I motivi delle intimidazioni, secondo Emanuele, non sono da ricondurre solo alle denunce, ma anche alla sua «attività sul territorio». «Ho organizzato delle domeniche ecologiche e di bonifica, piccoli corsi di permacultura, occasioni affinché la gente conoscesse e frequentasse una zona abbandonata a se stessa. Evidentemente per qualcuno sarebbe meglio che qui fosse poco frequentato».

Ma i problemi per Emanuele Feltri non si limitano a questo. «Guadagno poco, ho quello che mi basta per vivere, e lo scorso anno la tassa Imu da pagare era di duemila euro, a fronte di strade che non esistono». Perché alla sua cascina, in contrada Sciddicuni, non si arriva con le macchine, il sentiero è impraticabile, «serve almeno un fuoristrada». «Non ho neanche la luce elettrica, eppure ho pagato l’allaccio dell’Enel un anno fa».
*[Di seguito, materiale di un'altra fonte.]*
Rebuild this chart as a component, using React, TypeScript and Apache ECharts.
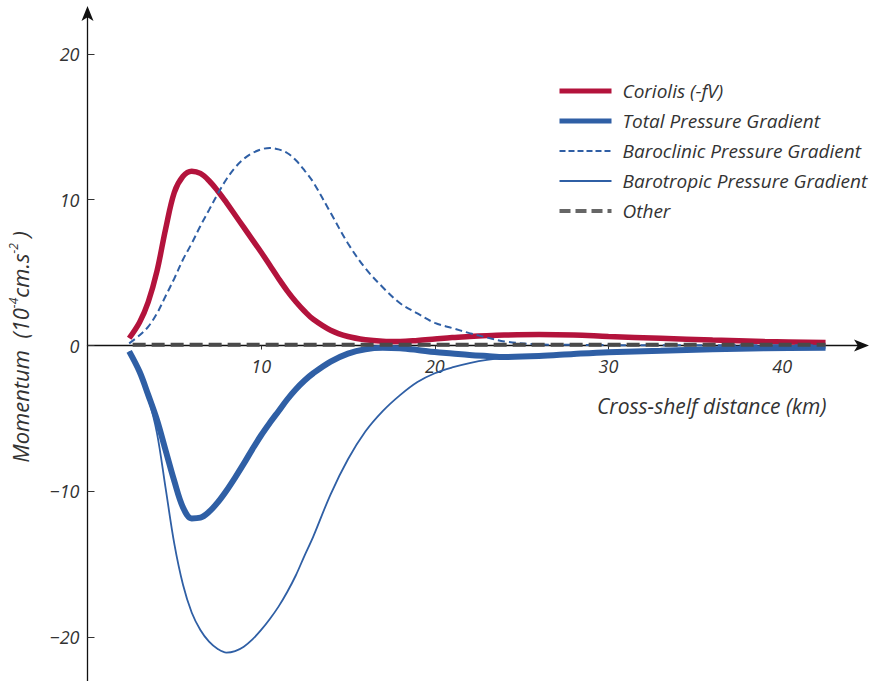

«Qui vivo da solo e ho paura, ma voglio continuare a fare quello che faccio – continua – Non sono un supereroe, e non serve esserlo per mandare avanti dei bei progetti: vivere un posto è l’unico modo per preservarlo». Lui non vuole essere una vittima: «Il messaggio che voglio lanciare è del tutto positivo, ci sono altre piccole realtà qui nei dintorni, gestite da ragazzi come me». Tentano di costruire qualcosa, «di lavorare insieme per un’agricoltura diversa». Agli altri, però, non sono state uccise le pecore né è stato distrutto l’impianto di irrigazione: «Solo perché io mi sono esposto di più».